A culture totally permeates the lives of it's members, conditioning the judgments and attitudes of each individual much more profoundly than can be observed at the conscious level. One's identity is forged within a culture, and it is only by starting from this identification that it is possible to open to other cultures later on, to understand them and enrich them by what one can contribute.
Each culture has its values and its limitations. It is the result of experience, matured by certain conditioning and certain concrete necessities, to which it gives a reply that is not always the best of those available. This is the basis for knowing how to relativize one's own culture and that of others ~ understanding of course, that relativize does not mean devaluing or despising them, but seeing them in their right dimensions, which is an essential requisite for all cross-cultural dialogue or being together.

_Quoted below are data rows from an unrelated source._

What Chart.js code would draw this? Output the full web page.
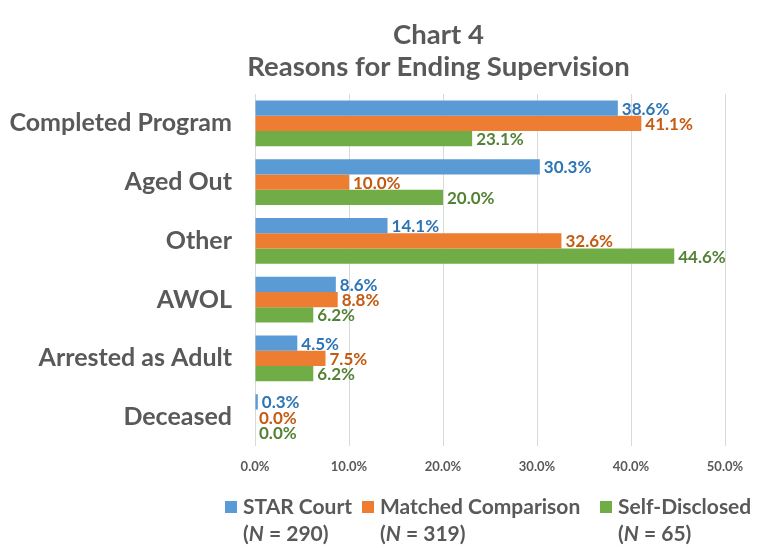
<!DOCTYPE html>
<html lang="en">
  <head>
    <meta charset="UTF-8" />
    <title>Chart 4</title>
    <style>
      body {
        margin: 0;
        background: #fff;
        font-family: Lato, sans-serif;
        color: #595959;
      }
      .wrap {
        position: relative;
        width: 761px;
        height: 548px;
      }
      .title {
        position: absolute;
        top: 18px;
        left: 116px;
        width: 645px;
        text-align: center;
        font-weight: bold;
        font-size: 27.5px;
        line-height: 32px;
      }
      .legend .item {
        position: absolute;
        top: 492px;
        display: flex;
        white-space: nowrap;
        font-weight: bold;
        font-size: 21px;
        line-height: 27px;
      }
      .legend .box {
        width: 12px;
        height: 12px;
        margin: 9px 6px 0 0;
      }
      canvas {
        position: absolute;
        top: 0;
        left: 0;
      }
    </style>
    <script src="https://cdn.jsdelivr.net/npm/chart.js"></script>
  </head>
  <body>
    <div class="wrap">
      <canvas id="chart4" width="761" height="548"></canvas>
      <div class="title">Chart 4<br />Reasons for Ending Supervision</div>
      <div class="legend" id="legend"></div>
    </div>
    <script>
      var categories = [
        "Completed Program",
        "Aged Out",
        "Other",
        "AWOL",
        "Arrested as Adult",
        "Deceased",
      ];
      var seriesNames = ["STAR Court", "Matched Comparison", "Self-Disclosed"];
      var seriesN = [290, 319, 65];
      var starCourt = [38.6, 30.3, 14.1, 8.6, 4.5, 0.3];
      var matchedComparison = [41.1, 10.0, 32.6, 8.8, 7.5, 0.0];
      var selfDisclosed = [23.1, 20.0, 44.6, 6.2, 6.2, 0.0];
      var xTicks = [0, 10, 20, 30, 40, 50];

      var barColors = ["#5B9BD5", "#ED7D31", "#70AD47"];
      var labelColors = ["#2E75B6", "#C55A11", "#548235"];
      var legendLeft = [225, 362, 600];

      // legend with italic N, built from the arrays
      var legendEl = document.getElementById("legend");
      seriesNames.forEach(function (name, i) {
        var item = document.createElement("div");
        item.className = "item";
        item.style.left = legendLeft[i] + "px";
        item.innerHTML =
          '<div class="box" style="background:' + barColors[i] + '"></div>' +
          "<div>" + name + "<br />(<i>N</i> = " + seriesN[i] + ")</div>";
        legendEl.appendChild(item);
      });

      var valueLabels = {
        id: "valueLabels",
        afterDatasetsDraw: function (chart) {
          var ctx = chart.ctx;
          ctx.save();
          ctx.font = "bold 17px Lato";
          ctx.textBaseline = "middle";
          ctx.textAlign = "left";
          chart.data.datasets.forEach(function (ds, i) {
            var meta = chart.getDatasetMeta(i);
            meta.data.forEach(function (bar, j) {
              ctx.fillStyle = labelColors[i];
              ctx.fillText(ds.data[j].toFixed(1) + "%", bar.x + 4, bar.y + 1);
            });
          });
          ctx.restore();
        },
      };

      var ctx = document.getElementById("chart4").getContext("2d");
      var chart = new Chart(ctx, {
        type: "bar",
        data: {
          labels: categories,
          datasets: [starCourt, matchedComparison, selfDisclosed].map(function (d, i) {
            return {
              label: seriesNames[i],
              data: d,
              backgroundColor: barColors[i],
              barPercentage: 1,
              categoryPercentage: 0.78,
            };
          }),
        },
        options: {
          indexAxis: "y",
          responsive: false,
          animation: false,
          layout: { padding: { top: 94, bottom: 60, left: 0, right: 36 } },
          plugins: {
            legend: { display: false },
            title: { display: false },
            tooltip: { enabled: false },
          },
          scales: {
            x: {
              min: 0,
              max: 50,
              afterBuildTicks: function (axis) {
                axis.ticks = xTicks.map(function (v) { return { value: v }; });
              },
              grid: { color: "#D9D9D9", drawTicks: false },
              border: { display: false },
              ticks: {
                padding: 13,
                color: "#595959",
                font: { family: "Lato", size: 13, weight: "bold" },
                callback: function (v) { return v.toFixed(1) + "%"; },
              },
            },
            y: {
              afterFit: function (axis) {
                axis.width = 255;
              },
              grid: { display: false, drawTicks: false },
              border: { display: false },
              ticks: {
                padding: 23,
                color: "#595959",
                font: { family: "Lato", size: 25, weight: "bold" },
              },
            },
          },
        },
        plugins: [valueLabels],
      });
    </script>
  </body>
</html>
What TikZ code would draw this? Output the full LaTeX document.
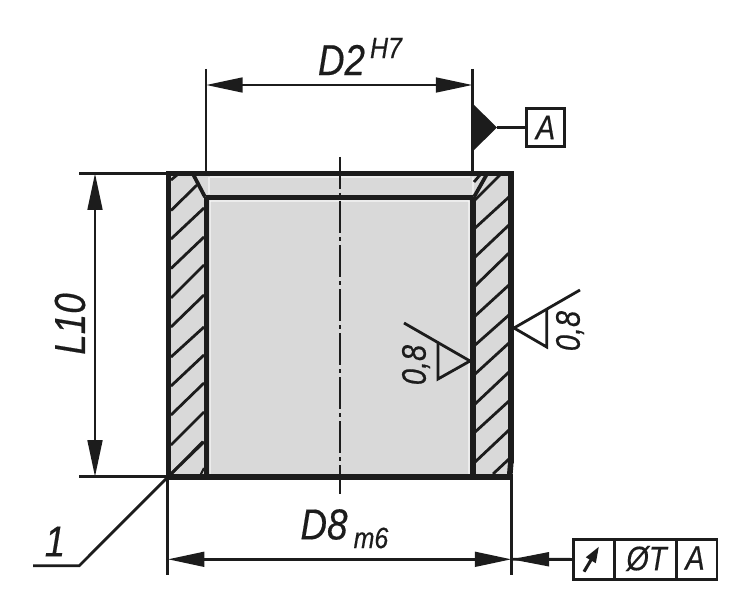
\documentclass[tikz,border=0pt]{standalone}
\usepackage{fontspec}
\setmainfont{Liberation Sans}[FakeStretch=0.85,FakeBold=0.4]
\usetikzlibrary{arrows.meta}
\definecolor{partgrey}{gray}{0.85}
\definecolor{ink}{gray}{0.11}
\tikzset{
  x=0.75pt,y=-0.75pt,
  thick line/.style={draw=ink,line width=4.2pt,line join=miter,line cap=rect},
  dim line/.style={draw=ink,line width=2.1pt},
  hatch/.style={draw=ink,line width=2.1pt},
  sheen/.style={draw=white,line width=1.1pt,opacity=.5},
  mid line/.style={draw=ink,line width=1.6pt,dash pattern=on 24pt off 3pt on 3pt off 3pt},
  dim arrows/.style={dim line,{Triangle[length=27.5pt,width=11pt]}-{Triangle[length=27.5pt,width=11pt]}},
  big label/.style={inner sep=0pt,font=\fontsize{32.5}{32.5}\selectfont\itshape,text=ink},
  mid label/.style={inner sep=0pt,font=\fontsize{25.5}{25.5}\selectfont\itshape,text=ink},
  small label/.style={inner sep=0pt,font=\fontsize{22}{22}\selectfont\itshape,text=ink},
  frame cell/.style={draw=ink,line width=2.1pt,fill=white,minimum height=30pt,inner sep=0pt,anchor=north west},
}
\begin{document}
\begin{tikzpicture}
\useasboundingbox (0,0) rectangle (750,613);
% grey fills
\fill[partgrey] (168,173) rectangle (511,477);
\draw[sheen] (209,177) -- (209,194);
\draw[sheen] (473,177) -- (473,194);
\draw[sheen] (210,177) -- (470,177);
\draw[sheen] (210.5,201) -- (210.5,474);
\draw[sheen] (210,201) -- (469,201);
\draw[sheen] (469,201) -- (469,474);
% hatching, left wall
\draw[hatch] (171,180) -- (177,175);
\draw[hatch] (171,210.5) -- (197,185);
\foreach \a/\b in {239/208,268.5/237,298/265,327/295,357/327,386/355,415/383,445/412,474/442}
  {\draw[hatch] (171,\a) -- (204,\b);}
% hatching, right wall
\draw[hatch] (474,182) -- (480,175);
\draw[hatch] (474,201) -- (500,175);
\foreach \a/\b in {229/197,258/225,287/253,317/285,346/315,375/343,405/372,433/401,463/430}
  {\draw[hatch] (474,\a) -- (509,\b);}
\draw[hatch] (493,474) -- (509,459);
% outline
\coordinate (tl) at (168.5,173.5); \coordinate (tr) at (511,173.5);
\coordinate (bl) at (168.5,477); \coordinate (br) at (510,477);
\coordinate (il) at (206.3,197.5); \coordinate (ir) at (473,197.5);
\coordinate (ibl) at (206.3,477); \coordinate (ibr) at (473,477);
\coordinate (brc) at (511,460);
\fill[white] (511,460) -- (514,460) -- (514,480) -- (508,480) -- cycle;
\draw[thick line] (br) -- (bl) -- (tl) -- (tr) -- (brc);
\draw[thick line,line cap=butt] (brc) -- (509.5,478);
\draw[thick line,line cap=butt] (il) -- (ir);
\draw[thick line,line cap=butt] (il) -- (ibl);
\draw[thick line,line cap=butt] (ir) -- (ibr);
\draw[draw=ink,line width=2.8pt] (193,174) -- (205,197);
\draw[draw=ink,line width=2.8pt] (487,174) -- (474,197);
\draw[draw=ink,line width=1.6pt] (200,476) -- (204,468);
\draw[mid line] (340,157) -- (340,494);
% top dimension
\coordinate (d2a) at (206,85); \coordinate (d2b) at (472.5,85);
\draw[dim line] (206,69) -- (206,175);
\draw[dim line] (472.5,69) -- (472.5,173);
\draw[dim arrows] (d2a) -- (d2b);
\node[big label] (d2) at (341.5,60) {D2};
\node[small label] (h7) at (386,48) {H7};
% datum
\node[draw=ink,line width=2.1pt,minimum width=28pt,minimum height=28pt,inner sep=0pt,font=\fontsize{25.5}{25.5}\selectfont\itshape,text=ink] (datum) at (545.5,127.5) {A};
\fill[ink] (472,103) -- (497,127.5) -- (472,152) -- cycle;
\coordinate (dt) at (497,127.5);
\draw[dim line] (dt) -- (datum);
% left dimension
\draw[dim line] (79,173.3) -- (168,173.3);
\draw[dim line] (79,476.8) -- (168,476.8);
\draw[dim arrows] (95,173.3) -- (95,476.8);
\node[big label,rotate=90] (l10) at (70,324) {L10};
% bottom dimension
\draw[dim line] (167.8,477) -- (167.8,575);
\draw[dim line] (511.5,477) -- (511.5,575);
\draw[dim arrows] (167.8,559.3) -- (511.5,559.3);
\node[big label] (d8) at (324,524.5) {D8};
\node[small label] (m6) at (371,538) {m6};
% leader 1
\coordinate (l0) at (33,565.7); \coordinate (l1) at (79.3,565.7); \coordinate (l2) at (203,441.7);
\draw[dim line] (l0) -- (l1) -- (l2);
\node[big label] (one) at (55,541.5) {1};
% roughness right
\coordinate (ra) at (514,328);
\draw[dim line] (ra) -- (580,290);
\draw[dim line,line join=miter] (ra) -- (546.7,347) -- (546.7,310);
\node[mid label,rotate=90] (r8) at (570,331) {0,8};
% roughness inner
\coordinate (ia) at (470,361);
\draw[dim line] (ia) -- (404,323);
\draw[dim line,line join=miter] (ia) -- (438,379) -- (438,343);
\node[mid label,rotate=90] (i8) at (416,365) {0,8};
% tolerance frame
\node[frame cell,minimum width=30.5pt] (c1) at (572.3,538) {};
\node[frame cell,minimum width=46.5pt] (c2) at (613,538) {};
\node[frame cell,minimum width=30.5pt] (c3) at (675,538) {};
\draw[dim line] (511.5,559.3) -- (c1.west);
\fill[ink] (511.5,559.3) -- (549,552) -- (549,566.5) -- cycle;
\coordinate (ma) at (584,571.7); \coordinate (mb) at (599,546.5);
\draw[ink,line width=2.3pt,-{Triangle[length=12pt,width=8pt]}] (ma) -- (mb);
\node[mid label] (tv) at (646.5,558.5) {ØT};
\node[mid label] (da) at (695,558) {A};
\end{tikzpicture}
\end{document}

Since adopting the Declaration of Human Rights (December 10th 1948), the principle that "we are equal" is accepted, at least in theory, as a deeply human and Christian principle. Nevertheless, in order to avoid false interpretations, it has to be completed as follows: we are all equal in dignity and rights, but we are all distinct in character, history, culture and many other elements which make each person unique and unrepeatable. To ignore differences in the name of an equality that makes everything uniform is a way of doing violence to persons and groups.

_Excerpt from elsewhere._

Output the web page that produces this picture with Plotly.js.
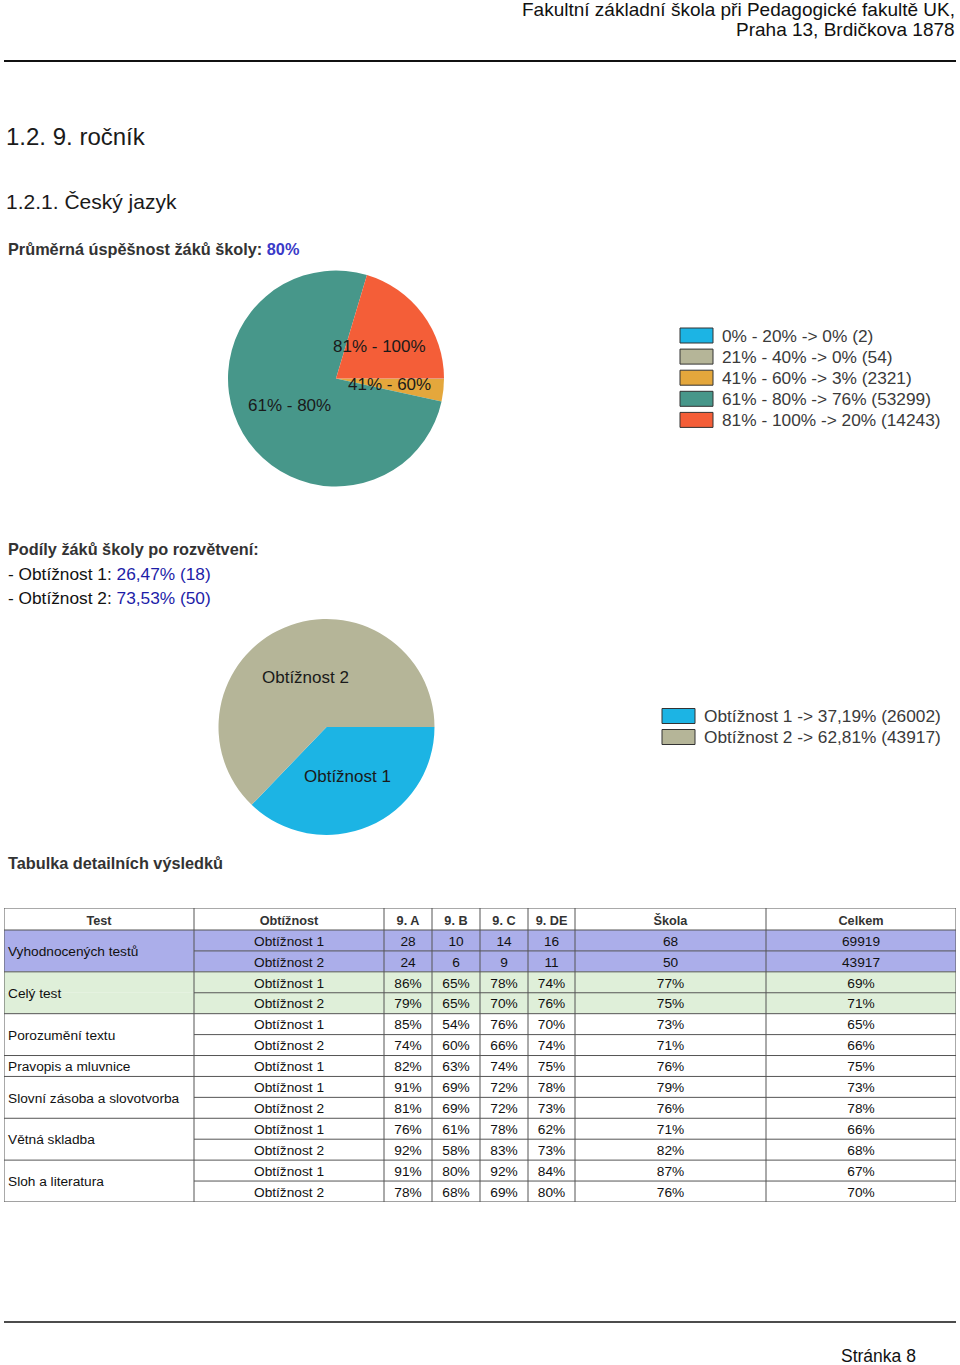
<!DOCTYPE html>
<html><head><meta charset="utf-8">
<script src="https://cdn.plot.ly/plotly-3.0.1.min.js"></script>
<style>html,body{margin:0;padding:0;background:#fff;}#chart{width:960px;height:1365px;}</style>
</head><body><div id="chart"></div>
<script>
// ---------- texts ----------
const pageHeader = ["Fakultní základní škola při Pedagogické fakultě UK,", "Praha 13, Brdičkova 1878"];
const sectionTitle = "1.2. 9. ročník";
const subjectTitle = "1.2.1. Český jazyk";
const avgLabel = "Průměrná úspěšnost žáků školy:";
const avgValue = "80%";
const shareTitle = "Podíly žáků školy po rozvětvení:";
const shareLabels = ["Obtížnost 1", "Obtížnost 2"];
const sharePct = ["26,47%", "73,53%"];
const shareCounts = [18, 50];
const tableTitle = "Tabulka detailních výsledků";
const pageLabel = "Stránka 8";

// ---------- pie 1 ----------
const bins = ["0% - 20%", "21% - 40%", "41% - 60%", "61% - 80%", "81% - 100%"];
const binCounts = [2, 54, 2321, 53299, 14243];
const binColors = ["#1cb4e4", "#b5b598", "#e4a73c", "#47978a", "#f45e38"];

// ---------- pie 2 ----------
const levels = ["Obtížnost 1", "Obtížnost 2"];
const levelCounts = [26002, 43917];
const levelColors = ["#1cb4e4", "#b5b598"];

// ---------- table ----------
const headers = ["Test", "Obtížnost", "9. A", "9. B", "9. C", "9. DE", "Škola", "Celkem"];
const rowTest = ["Vyhodnocených testů", "Vyhodnocených testů", "Celý test", "Celý test",
  "Porozumění textu", "Porozumění textu", "Pravopis a mluvnice",
  "Slovní zásoba a slovotvorba", "Slovní zásoba a slovotvorba",
  "Větná skladba", "Větná skladba", "Sloh a literatura", "Sloh a literatura"];
const rowLevel = ["Obtížnost 1", "Obtížnost 2", "Obtížnost 1", "Obtížnost 2", "Obtížnost 1", "Obtížnost 2",
  "Obtížnost 1", "Obtížnost 1", "Obtížnost 2", "Obtížnost 1", "Obtížnost 2", "Obtížnost 1", "Obtížnost 2"];
const col9A  = ["28", "24", "86%", "79%", "85%", "74%", "82%", "91%", "81%", "76%", "92%", "91%", "78%"];
const col9B  = ["10", "6", "65%", "65%", "54%", "60%", "63%", "69%", "69%", "61%", "58%", "80%", "68%"];
const col9C  = ["14", "9", "78%", "70%", "76%", "66%", "74%", "72%", "72%", "78%", "83%", "92%", "69%"];
const col9DE = ["16", "11", "74%", "76%", "70%", "74%", "75%", "78%", "73%", "62%", "73%", "84%", "80%"];
const colSkola  = ["68", "50", "77%", "75%", "73%", "71%", "76%", "79%", "76%", "71%", "82%", "87%", "76%"];
const colCelkem = ["69919", "43917", "69%", "71%", "65%", "66%", "75%", "73%", "78%", "66%", "68%", "67%", "70%"];
const groupFill = {"Vyhodnocených testů": "#abaeea", "Celý test": "#dfefd9"};

// ---------- layout helpers ----------
const W = 960, H = 1365;
const px = x => x / W, py = y => 1 - y / H;
const FONT = "Liberation Sans, Arial, Helvetica, sans-serif";
const data = [], shapes = [], annotations = [];

function txt(x, y, text, size, opts) {
  annotations.push(Object.assign({
    xref: "paper", yref: "paper", x: px(x), y: py(y), text: text, showarrow: false,
    xanchor: "left", yanchor: "middle", font: {family: FONT, size: size, color: "#111"}
  }, opts || {}));
}

function addPie(cx, cy, r, labels, values, colors, sliceLabels) {
  data.push({
    type: "pie", labels: labels, values: values, sort: false, direction: "clockwise", rotation: 90,
    marker: {colors: colors, line: {width: 0}}, textinfo: "none", hoverinfo: "none", showlegend: false,
    domain: {x: [px(cx - r), px(cx + r)], y: [py(cy + r), py(cy - r)]}
  });
  const total = values.reduce((a, b) => a + b, 0);
  let cum = 0;
  values.forEach((v, i) => {
    const f = v / total;
    const mid = (90 + (cum + f / 2) * 360) * Math.PI / 180;
    cum += f;
    if (Math.round(f * 100) > 0) {
      txt(cx + 0.5 * r * Math.sin(mid), cy - 0.5 * r * Math.cos(mid), sliceLabels[i], 17,
          {xanchor: "center", font: {family: FONT, size: 17, color: "#1a1a1a"}});
    }
  });
  return total;
}

function addLegend(x, y0, step, boxW, colors, texts) {
  texts.forEach((t, i) => {
    const yc = y0 + i * step;
    shapes.push({type: "rect", xref: "paper", yref: "paper", x0: px(x), x1: px(x + boxW),
      y0: py(yc + 7.5), y1: py(yc - 7.5), fillcolor: colors[i], line: {color: "#333", width: 1}});
    txt(x + boxW + 7, yc, t, 17.3, {font: {family: FONT, size: 17.3, color: "#3a3a3a"}});
  });
}

// ---------- page texts ----------
txt(957, 10, pageHeader[0], 19, {xanchor: "right"});
txt(957, 29, pageHeader[1], 19, {xanchor: "right"});
shapes.push({type: "line", xref: "paper", yref: "paper", x0: px(4), x1: px(956), y0: py(61), y1: py(61), line: {color: "#111", width: 2}});
txt(4, 137, sectionTitle, 24, {font: {family: FONT, size: 24, color: "#1a1a1a"}});
txt(4, 201, subjectTitle, 21, {font: {family: FONT, size: 21, color: "#1a1a1a"}});
txt(6, 249, "<b>" + avgLabel + " <span style=\"color:#3a3ac8\">" + avgValue + "</span></b>", 16.3,
    {font: {family: FONT, size: 16.3, color: "#333"}});
txt(6, 549, "<b>" + shareTitle + "</b>", 16.3, {font: {family: FONT, size: 16.3, color: "#333"}});
shareLabels.forEach((l, i) => {
  txt(6, 574 + i * 24, "- " + l + ": <span style=\"color:#1d1da8\">" + sharePct[i] + " (" + shareCounts[i] + ")</span>", 17.3);
});
txt(6, 863, "<b>" + tableTitle + "</b>", 16.3, {font: {family: FONT, size: 16.3, color: "#333"}});
shapes.push({type: "line", xref: "paper", yref: "paper", x0: px(4), x1: px(956), y0: py(1322), y1: py(1322), line: {color: "#111", width: 1.5}});
txt(918, 1356, pageLabel, 17.5, {xanchor: "right"});

// ---------- pies ----------
const total1 = addPie(336, 378.5, 108, bins, binCounts, binColors, bins);
addLegend(680, 335.5, 21.1, 33, binColors,
  bins.map((b, i) => b + " -> " + Math.round(binCounts[i] / total1 * 100) + "% (" + binCounts[i] + ")"));

const total2 = addPie(326.5, 727, 108, levels, levelCounts, levelColors, levels);
addLegend(662, 716, 21, 33, levelColors,
  levels.map((l, i) => l + " -> " + (levelCounts[i] / total2 * 100).toFixed(2).replace(".", ",") + "% (" + levelCounts[i] + ")"));

// ---------- table ----------
const colW = [190, 190, 48, 48, 48, 47, 191, 190];
const headerH = 22, rowH = 20.92, textDrop = 1.8;
const edges = [0]; colW.forEach(w => edges.push(edges[edges.length - 1] + w));
const tableW = edges[edges.length - 1];
const nRows = rowTest.length;
const tableH = headerH + nRows * rowH;
const rowTop = r => headerH + r * rowH;
const rowMid = r => headerH + (r + 0.5) * rowH + textDrop;
const colMid = c => (edges[c] + edges[c + 1]) / 2;

// fills
rowTest.forEach((t, r) => {
  if (groupFill[t]) shapes.push({type: "rect", xref: "x", yref: "y", layer: "below",
    x0: 0, x1: tableW, y0: rowTop(r), y1: rowTop(r + 1), fillcolor: groupFill[t], line: {width: 0}});
});
// grid
const gridColor = "#555";
edges.forEach(x => shapes.push({type: "line", xref: "x", yref: "y", x0: x, x1: x, y0: 0, y1: tableH, line: {color: gridColor, width: 1}}));
shapes.push({type: "line", xref: "x", yref: "y", x0: 0, x1: tableW, y0: 0, y1: 0, line: {color: gridColor, width: 1}});
shapes.push({type: "line", xref: "x", yref: "y", x0: 0, x1: tableW, y0: headerH, y1: headerH, line: {color: gridColor, width: 1}});
for (let r = 1; r <= nRows; r++) {
  const full = r === nRows || rowTest[r] !== rowTest[r - 1];
  shapes.push({type: "line", xref: "x", yref: "y", x0: full ? 0 : edges[1], x1: tableW,
    y0: rowTop(r), y1: rowTop(r), line: {color: gridColor, width: 1}});
}
// header text
data.push({type: "scatter", mode: "text", xaxis: "x", yaxis: "y", cliponaxis: false, hoverinfo: "skip", showlegend: false,
  x: headers.map((h, c) => colMid(c)), y: headers.map(() => headerH / 2 + 2.5), text: headers,
  textposition: "middle center", textfont: {family: FONT, size: 12.7, color: "#333", weight: "bold"}});
// group labels
const groups = [];
rowTest.forEach((t, r) => {
  if (r === 0 || t !== rowTest[r - 1]) groups.push({name: t, start: r, end: r});
  else groups[groups.length - 1].end = r;
});
data.push({type: "scatter", mode: "text", xaxis: "x", yaxis: "y", cliponaxis: false, hoverinfo: "skip", showlegend: false,
  x: groups.map(() => edges[0] + 4), y: groups.map(g => (rowTop(g.start) + rowTop(g.end + 1)) / 2 + textDrop),
  text: groups.map(g => g.name), textposition: "middle right", textfont: {family: FONT, size: 13.7, color: "#111"}});
// body columns
[rowLevel, col9A, col9B, col9C, col9DE, colSkola, colCelkem].forEach((col, k) => {
  const c = k + 1;
  data.push({type: "scatter", mode: "text", xaxis: "x", yaxis: "y", cliponaxis: false, hoverinfo: "skip", showlegend: false,
    x: col.map(() => colMid(c)), y: col.map((v, r) => rowMid(r)), text: col,
    textposition: "middle center", textfont: {family: FONT, size: 13.7, color: "#111"}});
});

const layout = {
  width: W, height: H, margin: {l: 0, r: 0, t: 0, b: 0, pad: 0},
  paper_bgcolor: "#fff", plot_bgcolor: "rgba(0,0,0,0)", showlegend: false,
  font: {family: FONT, color: "#111"},
  xaxis: {domain: [px(4), px(956)], range: [0, tableW], visible: false, fixedrange: true},
  yaxis: {domain: [py(908 + tableH), py(908)], range: [tableH, 0], visible: false, fixedrange: true},
  shapes: shapes, annotations: annotations
};
Plotly.newPlot("chart", data, layout, {staticPlot: true, displayModeBar: false});
</script></body></html>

Cultures are not static realities, closed in on themselves, but are in constant change and evolution ~ both through their own internal dynamics and through contact with others. The cultural identity of an individual or social group is not an immutable essence, but goes on building itself all through life and through history. It's possible, at the same time to cross the gap into another culture, "inculturating" oneself in it ~ adopting it through a process of identification which however, can never blot out the radical identity with one's own culture. One starts from one's own identity, but goes along picking up new content and values through a relationship of dialogue and inter-dependence.